▶ [PROBLEM DETAILS] Write out the listing below without alteration, omitting its pictures.

▶ [SUPPLIED MATERIAL]
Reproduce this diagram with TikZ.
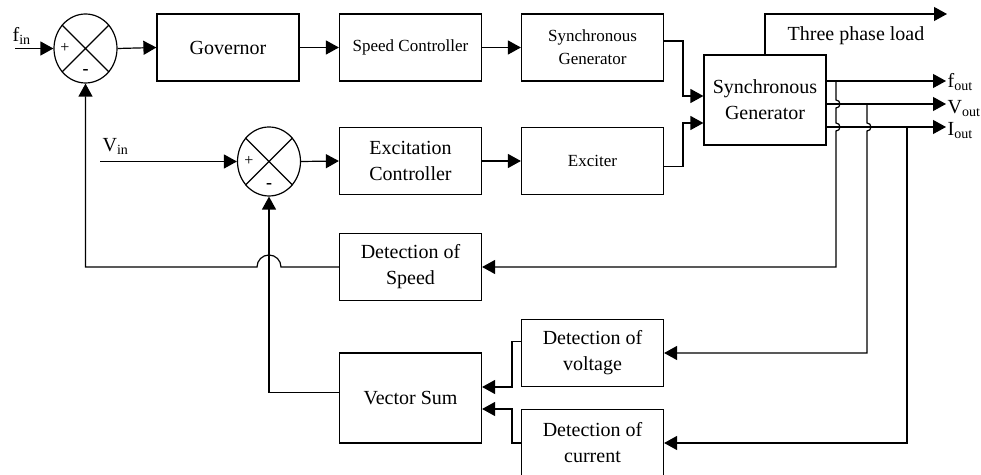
\documentclass[tikz,border=0pt]{standalone}
\usepackage{fontspec}
\setmainfont{Liberation Serif}
\usetikzlibrary{arrows.meta,shapes.geometric}

\begin{document}
\begin{tikzpicture}[x=0.5pt,y=-0.5pt,line width=0.6pt,
  blk/.style={draw,rectangle,inner sep=0pt,minimum width=71pt,minimum height=33.5pt,
    align=center,font=\fontsize{8.5}{11.5}\selectfont},
  bigtxt/.style={font=\fontsize{10}{13}\selectfont},
  summ/.style={draw,ellipse,inner sep=0pt,minimum width=31.5pt,minimum height=34.5pt},
  sgn/.style={inner sep=0pt,font=\fontsize{8}{8}\selectfont},
  arr/.style={-{Triangle[length=6.5pt,width=7pt]}}]
\useasboundingbox (0,0) rectangle (981,475);
% summing points
  \node (sum1) at (85.5,48.5) [summ] {};
  \node (sum2) at (269,161.5) [summ] {};
  \draw (sum1.45) -- (sum1.225) (sum1.135) -- (sum1.315);
  \draw (sum2.45) -- (sum2.225) (sum2.135) -- (sum2.315);
  \node (p1) at (65,48) [sgn] {+};
  \node (m1) at (85.5,72) [sgn,font=\fontsize{9}{9}\bfseries] {-};
  \node (p2) at (249,161) [sgn] {+};
  \node (m2) at (269,186) [sgn,font=\fontsize{9}{9}\bfseries] {-};
% blocks
  \node (gov) at (228,47.5) [blk,bigtxt] {Governor};
  \node (spd) at (410.5,47.5) [blk] {Speed Controller};
  \node (sg1) at (592.5,47.5) [blk] {Synchronous\\Generator};
  \node (exc) at (410.5,161) [blk,bigtxt] {Excitation\\Controller};
  \node (exr) at (592.5,161) [blk] {Exciter};
  \node (sg2) at (765,100) [blk,bigtxt,minimum width=61pt,minimum height=45pt] {Synchronous\\Generator};
  \node (dspd) at (410.5,267) [blk,bigtxt] {Detection of\\Speed};
  \node (vsum) at (410.5,398) [blk,bigtxt,minimum height=45pt] {Vector Sum};
  \node (dvol) at (592.5,353) [blk,bigtxt] {Detection of\\voltage};
  \node (dcur) at (592.5,443) [blk,bigtxt] {Detection of\\current};
% labels
  \node (fin) at (12,42) [anchor=base west,inner sep=0pt,bigtxt] {f\textsubscript{in}};
  \node (vin) at (102,152) [anchor=base west,inner sep=0pt,bigtxt] {V\textsubscript{in}};
  \node (lbl) at (856,40.5) [anchor=base,inner sep=0pt,bigtxt] {Three phase load};
  \node (fout) at (947,88) [anchor=base west,inner sep=0pt,bigtxt] {f\textsubscript{out}};
  \node (vout) at (947,114) [anchor=base west,inner sep=0pt,bigtxt] {V\textsubscript{out}};
  \node (iout) at (947,136) [anchor=base west,inner sep=0pt,bigtxt] {I\textsubscript{out}};
% free ends and corners
  \coordinate (fin0) at (15,48.5);
  \coordinate (vin0) at (100,161.5);
  \coordinate (j1) at (683,96);
  \coordinate (j2) at (683,123);
  \coordinate (load) at (947,14);
  \coordinate (fo) at (946,81);
  \coordinate (vo) at (946,104);
  \coordinate (io) at (946,127);
  \coordinate (vv) at (512,387);
  \coordinate (cc) at (512,409);
% forward paths
  \draw [arr] (fin0) -- (sum1.west);
  \draw [arr] (sum1.east) -- (gov.west);
  \draw [arr] (gov.east) -- (spd.west);
  \draw [arr] (spd.east) -- (sg1.west);
  \draw [arr] (vin0) -- (sum2.west);
  \draw [arr] (sum2.east) -- (exc.west);
  \draw [arr] (exc.east) -- (exr.west);
  \draw [arr] ([yshift=3.25pt]sg1.east) -| (j1) -- (j1 -| sg2.west);
  \draw [arr] ([yshift=-2.85pt]exr.east) -| (j2) -- (j2 -| sg2.west);
  \draw [arr] (sg2.north) |- (load);
  \draw [arr] (fo -| sg2.east) -- (fo);
  \draw [arr] (vo -| sg2.east) -- (vo);
  \draw [arr] (io -| sg2.east) -- (io);
% feedback paths
  \draw [arr] (836,81) -- (836,100) arc (-90:90:4) -- (836,123) arc (-90:90:4)
    -- (836,267) -- (dspd.east);
  \draw [arr] (867,104) -- (867,123) arc (-90:90:4) -- (867,353) -- (dvol.east);
  \draw [arr] (907,127) -- (907,443) -- (dcur.east);
  \draw [arr] (dspd.west) -- (281,267) arc (0:-180:12) -- (sum1.south |- dspd.west) -- (sum1.south);
  \draw [arr] ([yshift=2.65pt]vsum.west) -| (sum2.south);
  \draw [arr] ([yshift=5.65pt]dvol.west) -| (vv) -- (vv -| vsum.east);
  \draw [arr] (dcur.west) -| (cc) -- (cc -| vsum.east);
\end{tikzpicture}
\end{document}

▶ [ANSWER]
Reproduce this diagram with TikZ.
\documentclass[tikz,border=0pt]{standalone}
\usepackage{fontspec}
\setmainfont{Liberation Serif}
\usetikzlibrary{arrows.meta,shapes.geometric}

\begin{document}
\begin{tikzpicture}[x=0.5pt,y=-0.5pt,line width=0.6pt,
  blk/.style={draw,rectangle,inner sep=0pt,minimum width=71pt,minimum height=33.5pt,
    align=center,font=\fontsize{8.5}{11.5}\selectfont},
  bigtxt/.style={font=\fontsize{10}{13}\selectfont},
  summ/.style={draw,ellipse,inner sep=0pt,minimum width=31.5pt,minimum height=34.5pt},
  sgn/.style={inner sep=0pt,font=\fontsize{8}{8}\selectfont},
  arr/.style={-{Triangle[length=6.5pt,width=7pt]}}]
\useasboundingbox (0,0) rectangle (981,475);
% summing points
  \node (sum1) at (85.5,48.5) [summ] {};
  \node (sum2) at (269,161.5) [summ] {};
  \draw (sum1.45) -- (sum1.225) (sum1.135) -- (sum1.315);
  \draw (sum2.45) -- (sum2.225) (sum2.135) -- (sum2.315);
  \node (p1) at (65,48) [sgn] {+};
  \node (m1) at (85.5,72) [sgn,font=\fontsize{9}{9}\bfseries] {-};
  \node (p2) at (249,161) [sgn] {+};
  \node (m2) at (269,186) [sgn,font=\fontsize{9}{9}\bfseries] {-};
% blocks
  \node (gov) at (228,47.5) [blk,bigtxt] {Governor};
  \node (spd) at (410.5,47.5) [blk] {Speed Controller};
  \node (sg1) at (592.5,47.5) [blk] {Synchronous\\Generator};
  \node (exc) at (410.5,161) [blk,bigtxt] {Excitation\\Controller};
  \node (exr) at (592.5,161) [blk] {Exciter};
  \node (sg2) at (765,100) [blk,bigtxt,minimum width=61pt,minimum height=45pt] {Synchronous\\Generator};
  \node (dspd) at (410.5,267) [blk,bigtxt] {Detection of\\Speed};
  \node (vsum) at (410.5,398) [blk,bigtxt,minimum height=45pt] {Vector Sum};
  \node (dvol) at (592.5,353) [blk,bigtxt] {Detection of\\voltage};
  \node (dcur) at (592.5,443) [blk,bigtxt] {Detection of\\current};
% labels
  \node (fin) at (12,42) [anchor=base west,inner sep=0pt,bigtxt] {f\textsubscript{in}};
  \node (vin) at (102,152) [anchor=base west,inner sep=0pt,bigtxt] {V\textsubscript{in}};
  \node (lbl) at (856,40.5) [anchor=base,inner sep=0pt,bigtxt] {Three phase load};
  \node (fout) at (947,88) [anchor=base west,inner sep=0pt,bigtxt] {f\textsubscript{out}};
  \node (vout) at (947,114) [anchor=base west,inner sep=0pt,bigtxt] {V\textsubscript{out}};
  \node (iout) at (947,136) [anchor=base west,inner sep=0pt,bigtxt] {I\textsubscript{out}};
% free ends and corners
  \coordinate (fin0) at (15,48.5);
  \coordinate (vin0) at (100,161.5);
  \coordinate (j1) at (683,96);
  \coordinate (j2) at (683,123);
  \coordinate (load) at (947,14);
  \coordinate (fo) at (946,81);
  \coordinate (vo) at (946,104);
  \coordinate (io) at (946,127);
  \coordinate (vv) at (512,387);
  \coordinate (cc) at (512,409);
% forward paths
  \draw [arr] (fin0) -- (sum1.west);
  \draw [arr] (sum1.east) -- (gov.west);
  \draw [arr] (gov.east) -- (spd.west);
  \draw [arr] (spd.east) -- (sg1.west);
  \draw [arr] (vin0) -- (sum2.west);
  \draw [arr] (sum2.east) -- (exc.west);
  \draw [arr] (exc.east) -- (exr.west);
  \draw [arr] ([yshift=3.25pt]sg1.east) -| (j1) -- (j1 -| sg2.west);
  \draw [arr] ([yshift=-2.85pt]exr.east) -| (j2) -- (j2 -| sg2.west);
  \draw [arr] (sg2.north) |- (load);
  \draw [arr] (fo -| sg2.east) -- (fo);
  \draw [arr] (vo -| sg2.east) -- (vo);
  \draw [arr] (io -| sg2.east) -- (io);
% feedback paths
  \draw [arr] (836,81) -- (836,100) arc (-90:90:4) -- (836,123) arc (-90:90:4)
    -- (836,267) -- (dspd.east);
  \draw [arr] (867,104) -- (867,123) arc (-90:90:4) -- (867,353) -- (dvol.east);
  \draw [arr] (907,127) -- (907,443) -- (dcur.east);
  \draw [arr] (dspd.west) -- (281,267) arc (0:-180:12) -- (sum1.south |- dspd.west) -- (sum1.south);
  \draw [arr] ([yshift=2.65pt]vsum.west) -| (sum2.south);
  \draw [arr] ([yshift=5.65pt]dvol.west) -| (vv) -- (vv -| vsum.east);
  \draw [arr] (dcur.west) -| (cc) -- (cc -| vsum.east);
\end{tikzpicture}
\end{document}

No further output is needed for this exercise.